Gary: それ ?!! I preferred his earlier stuff, like Purple Rain.
Dave: Well, a Japanese student would be relieved to know we don't cook with our feet.
Gary: "Strikes the bush" would certainly elicit a special visit from Homeland Security.
Dave: "Crowd puts off the fact that it fights" pretty much covers the hiatus in bickering that my family observes during the holidays...
Gary: Well, that last one doesn't apply to the combat shoppers responding to the announcement of a K-Mart blue-light special...
Dave: ...or the fans at a Pistons game...
Gary: It certainly seems that students taking English as a Foreign Language are really "up a creek without a paddle."
Dave: And in West Virginia that creek was always a "crick."
Gary: You know, now that I think about it, what is it with the horse idioms. I mean, what do they think about phrases like "straight from the horse's mouth?" That our barns are full of Mr. Eds?
Dave: I said that's "Dr. ED" to you!
Gary: Yes, it is dread to me. Meanwhile, what about "horse of a different color?" They must think our horses look like My Pretty Ponies.
Dave: Back to the point. For probably the fifth time in the history of this column, I'm going to have to make my relative point again.
Gary: Not another West Virginia joke!
Dave: Actually, in a way it is. In graduate school at Indiana, I was in a class with a foreign student who was puzzled that I was from West Virginia.
Gary: As we all are. You really have cleaned up well, you know.
Dave: Ha Ha. No, I told him I was from the east, West Virginia. You could see the befuddlement. It wasn't helped that the guy from North Carolina told him he was from the south, or that the South Dakotan talked about living up north.
Gary: "My head is splitting."
Dave: About time that it's YOUR head that hurts. Anyway, we tried to explain to him that these names, as is most language, are relative, dependent upon context.
Gary: Well, you have "beaten a dead horse" with that point.
Dave: PETA would undoubtedly want that one changed.
Gary: They certainly must prefer the Italian idiom "to catch two pigeons with one bean" to our "kill two birds with one stone."
Dave: No, I'm sure they have a problem with both. "Two pigeons with one bean?"
Gary: Yes, I found it at this site of foreign idioms [another dead link] with their literal translations that made me "roll on the floor." Many of them are very similar to English phrases and some are "out of this world."
Dave: Nice. I like the French idiom "save your saliva" as a retort for those who are "foaming at the mouth" about some issue, rather than our English admonition to "save your breath."

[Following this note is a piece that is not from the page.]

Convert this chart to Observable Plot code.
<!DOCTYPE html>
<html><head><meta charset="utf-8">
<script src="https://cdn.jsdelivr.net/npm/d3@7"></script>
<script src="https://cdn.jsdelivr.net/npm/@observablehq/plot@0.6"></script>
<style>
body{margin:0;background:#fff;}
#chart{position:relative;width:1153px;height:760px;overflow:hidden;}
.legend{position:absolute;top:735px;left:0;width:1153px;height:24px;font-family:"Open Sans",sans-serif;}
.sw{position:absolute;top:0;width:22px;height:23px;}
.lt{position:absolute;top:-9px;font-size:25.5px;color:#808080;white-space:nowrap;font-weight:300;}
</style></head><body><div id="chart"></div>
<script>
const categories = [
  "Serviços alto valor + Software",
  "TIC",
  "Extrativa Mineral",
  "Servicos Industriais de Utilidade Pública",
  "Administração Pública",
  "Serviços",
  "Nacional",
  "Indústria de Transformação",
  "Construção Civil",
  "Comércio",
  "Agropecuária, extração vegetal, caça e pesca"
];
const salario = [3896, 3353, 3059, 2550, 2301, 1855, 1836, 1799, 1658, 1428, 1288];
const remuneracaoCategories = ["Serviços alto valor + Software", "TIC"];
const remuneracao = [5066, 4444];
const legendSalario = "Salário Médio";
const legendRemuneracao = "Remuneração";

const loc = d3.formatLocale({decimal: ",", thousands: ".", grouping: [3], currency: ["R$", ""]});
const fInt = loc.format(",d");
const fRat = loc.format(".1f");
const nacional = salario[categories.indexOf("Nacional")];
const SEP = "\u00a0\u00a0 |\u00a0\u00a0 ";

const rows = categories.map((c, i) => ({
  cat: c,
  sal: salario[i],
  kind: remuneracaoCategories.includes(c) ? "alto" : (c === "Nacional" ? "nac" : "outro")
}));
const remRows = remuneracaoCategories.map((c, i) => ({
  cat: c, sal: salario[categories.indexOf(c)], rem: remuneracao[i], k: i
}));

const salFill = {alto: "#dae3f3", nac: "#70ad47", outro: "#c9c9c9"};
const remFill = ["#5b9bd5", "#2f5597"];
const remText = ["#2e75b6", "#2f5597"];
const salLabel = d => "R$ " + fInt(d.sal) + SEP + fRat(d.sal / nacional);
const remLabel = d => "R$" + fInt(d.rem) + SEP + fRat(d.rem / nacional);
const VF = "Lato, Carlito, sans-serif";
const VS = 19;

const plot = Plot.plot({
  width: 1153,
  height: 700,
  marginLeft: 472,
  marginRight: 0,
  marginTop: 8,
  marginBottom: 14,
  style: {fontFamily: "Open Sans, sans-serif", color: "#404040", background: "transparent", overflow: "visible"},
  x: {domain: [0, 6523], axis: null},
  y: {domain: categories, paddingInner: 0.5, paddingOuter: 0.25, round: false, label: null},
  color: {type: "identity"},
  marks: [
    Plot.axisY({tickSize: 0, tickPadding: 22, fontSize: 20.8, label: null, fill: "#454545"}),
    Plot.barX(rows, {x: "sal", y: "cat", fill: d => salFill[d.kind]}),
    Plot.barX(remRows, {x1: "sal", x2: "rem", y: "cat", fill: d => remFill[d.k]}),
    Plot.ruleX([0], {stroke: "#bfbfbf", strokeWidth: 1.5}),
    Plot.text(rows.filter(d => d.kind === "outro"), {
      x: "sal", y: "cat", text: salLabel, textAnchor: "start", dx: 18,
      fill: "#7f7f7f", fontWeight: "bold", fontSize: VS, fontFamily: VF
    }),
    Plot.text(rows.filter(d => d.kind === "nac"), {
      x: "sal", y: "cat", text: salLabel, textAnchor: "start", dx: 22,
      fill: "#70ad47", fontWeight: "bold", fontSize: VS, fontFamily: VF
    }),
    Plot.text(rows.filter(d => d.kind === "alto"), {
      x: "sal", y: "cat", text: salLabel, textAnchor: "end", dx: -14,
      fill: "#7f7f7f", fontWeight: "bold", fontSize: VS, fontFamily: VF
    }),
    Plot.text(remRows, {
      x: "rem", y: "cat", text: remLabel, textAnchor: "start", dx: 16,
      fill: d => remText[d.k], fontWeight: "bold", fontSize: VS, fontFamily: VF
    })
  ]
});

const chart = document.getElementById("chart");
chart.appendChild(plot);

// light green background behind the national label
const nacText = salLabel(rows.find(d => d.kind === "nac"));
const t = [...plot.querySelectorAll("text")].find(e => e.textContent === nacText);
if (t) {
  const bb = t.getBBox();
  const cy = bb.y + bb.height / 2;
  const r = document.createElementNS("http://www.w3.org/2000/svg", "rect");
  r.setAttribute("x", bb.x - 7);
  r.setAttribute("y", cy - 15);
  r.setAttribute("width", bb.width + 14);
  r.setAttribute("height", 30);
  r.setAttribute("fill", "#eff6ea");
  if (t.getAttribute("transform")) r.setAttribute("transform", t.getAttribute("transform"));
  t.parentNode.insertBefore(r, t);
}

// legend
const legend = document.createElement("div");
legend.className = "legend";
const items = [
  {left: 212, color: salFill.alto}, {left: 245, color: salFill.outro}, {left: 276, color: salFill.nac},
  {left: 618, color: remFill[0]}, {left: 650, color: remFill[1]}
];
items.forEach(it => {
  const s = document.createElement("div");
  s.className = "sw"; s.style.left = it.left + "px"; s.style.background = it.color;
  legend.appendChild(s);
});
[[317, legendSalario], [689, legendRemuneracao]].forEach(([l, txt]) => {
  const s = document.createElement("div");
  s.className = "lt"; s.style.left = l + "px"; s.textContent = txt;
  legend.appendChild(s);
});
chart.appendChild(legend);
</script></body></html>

Gary: I agree, "save your breath" sounds more like a tag-line for Tic-Tacs.
Dave: Back to the point, I think we've really "hit the nail on the head." It's difficult to remember to watch for idioms when speaking with people who are still in the process of mastering our language.
Gary: "On the other hand," it's fine to use idioms, so long as one takes the time to explain them to the foreign student.
Dave: Exactly. Well, I'm sure that we could "go on all day" with this, but I think we've answered the question.
Gary: So you feel you "got in your full two cents' worth" on this topic?